Monsieur Jean-Paul Avy, dans une organisation Fédérale a dessiné les perspectives de structure, permettant aux Experts d'Écoles d'Aikido différentes de conserver leur originalité, morale, spirituelle et technique. Il a créé les conditions d'une conjonction harmonieuse des grands courants techniques, en garantissant la richesse d'enseignements différents. Cette conception marie l'union et la liberté et rejoint entièrement le point de vue de Doshu Ueshiba Kisshomaru, concernant le développement de l'Aikido dans le Monde.
Au moment de la création d'une Fédération Française d'Aikido unique, il nous serait utile, dirigeants et pratiquants de nos deux organismes, de méditer ces quelques orientations, plutôt que de feindre de les ignorer, comme nous avons tendance à le faire pour ce qui nous dérange, pour ce qui nous fait peur.

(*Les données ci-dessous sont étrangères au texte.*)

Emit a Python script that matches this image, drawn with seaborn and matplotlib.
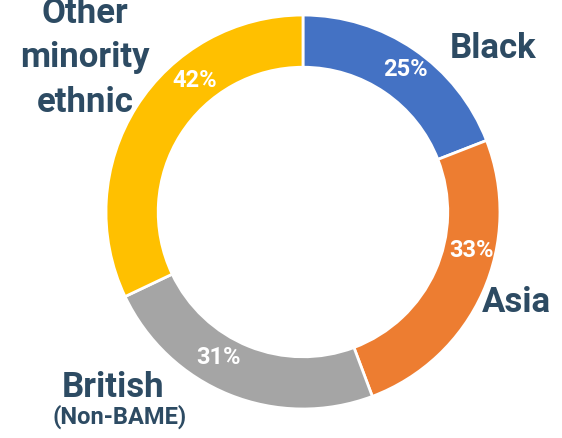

En Aikido, il faut dépasser notre peur, pour aller vers ceux qui en sont la cause. Nous avons peur des autres, parce qu'ils ne sont pas comme nous, c'est pourtant pour cela qu'ils sont une richesse pour nous. N'ayons pas peur de ceux qui ne nous ressemblent pas et dont les propos ont des résonances inconnues à notre niveau d'entendement.
C'est avec eux-mêmes que nous sommes appelés à nouer des relations nouvelles et fructueuses. Découvrir que les autres sont nos semblables en dépit de leurs différences, voilà l'essentiel de la pensée profonde du Fondateur de l'Aikido, Ô Sensei Moriheï Ueshiba. Nous découvrirons alors : La Richesse de nos Différences.